Native Obfs4 w/ Bridge Discovery/Sharing Mechanisim for grin-wallet

Another option is to bundle obfs4 support with grin-wallet including a bridge discovery/sharing mechanism. This will allow a grin-wallet that detects Tor connections failing to retrieve an obfs4 bridge to attempt to connect through. This process would be handled automatically for the user at the cost of increased codebase complexity. There is a fairly well supported obfs4 implementation but it is written in Go.

Grin Nodes with Optional Obfs4 Bridge Flag

This takes the above native obfs4 grin-wallet option a step further. It would enable Grin nodes to act as obfs4 bridges themselves rather than relying on the Tor Project or Grin community to feed new bridges through the discovery mechanism. This comes at a cost of adding complexity to grin itself in addition to grin-wallet.

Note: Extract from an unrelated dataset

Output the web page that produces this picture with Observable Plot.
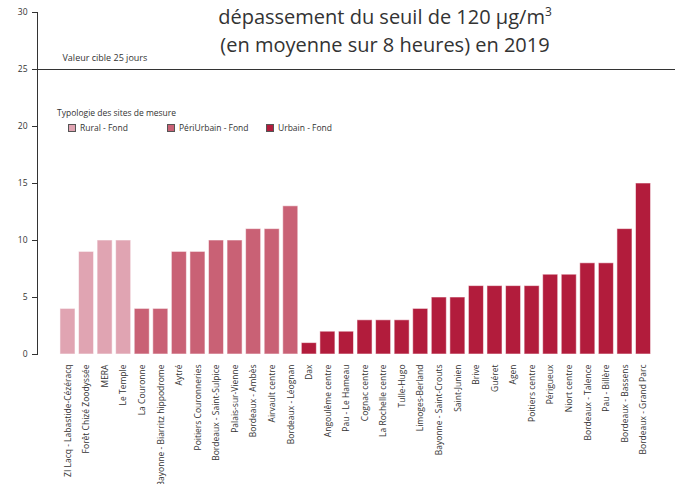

In addition to improved censorhsip resistance this option improves privacy. It makes Grin traffic harder to distinguish from other traffic using obfs4. This means Grin can blend in with the traffic of tens of thousands of Tor users at the cost of being censored if all obfs4 traffic is being blocked with DPI techniques.

Taken a step further, if all Grin network traffic were forced through obfs4, it would become impossible to distinguish Grin packets from other obfs4 packets like those destined for Tor. This would have a major privacy improvement for Grin traffic and users by extension at the cost of complexity of implementing and properly configuring obfs4 in the grin node.

Final Thoughts

Documentation + Community Provided Bridges is probably the most attractive option. The best way for Grin to improve on the current censorship resistance techniques for Tor today is probably to provide the community a set of both obfs4 and meek bridges that are not listed with the Tor Project as well as clear documentation to properly use them. In the future a more viable network obfuscation protocol maybe become available that will make more sense to integrate for Grin's network flow than obfs4 which can be easily detected and blocked with DPI at the cost of a 0.2% false positive block rate.

The best option for now may be to retain flexibility for users actively censored to use whichever combination of technology will bypass their particular DPI filters, as this can vary region to region.

While this adds a further technical burden to the user, as long as the use of multiple obfuscation techniques are required to successfully avoid censorship over time, the improved UX of a native transport integration for Grin transactions doesn't appear worth the added complexity until a more robust network obfuscation protocol than obfs4 and meek is developed and tested.


  • Why isn't meek suggested as a native transport option for Grin?

Domain fronting is challenging to implement for this use case and it requires DNS/SNI currently. This is more feasible if being done manually by the user as explained the first option of following documentation and using community-provided bridges.

  • Why obfs4? Doesn't GFW block that? Isn't it detectable?

GFW can block obfs4 (and any other known obfuscation protocol) with DPI techniques at the cost of blocking some legitimate packets in the crossfire. Evidence seems to indicate that GFW most likely currently blocks obfs4 by scraping the lists of bridges provided by the Tor Project and blocking requests to those IPs. In some cases GFW will DPI and flag for potentially obfuscated Tor traffic flows. From there flow of the destination IP is analyzed for a Tor handshake and blocked. It is unknown to what extent this occurs. While meek is used by more Tor users in China, obfs4 maintains a consistent number of users as well so it is not completely blocked at the packet level.

Until Grin becomes actively censored by GFW, it is currently believed that private obfs4 bridges still work as censors must actively harvest IPs from Grin's own bridge distribution channel. If this were occuring you would likely also see regular Grin network traffic being blocked, which is much easier to block than obfs4 traffic. Additionally obfs4 provides the advantage of making Grin packets indistinguishable from other obfs4 uses, which currently serves tens of thousands of active users.

  • Are these really the only options? Why isn't all bitcoin traffic censored?

Unfortunately, yes these are the known well-researched and publicly available implementations of network protocol obfuscation techniques. All cryptocurrency traffic could easily be censored using the same methods currently used to censor Tor traffic, including Bitcoin and Grin. Research in this area is critical and should be done before any blockchain packets are actively censored. If Tor traffic can be censored, so can Grin traffic.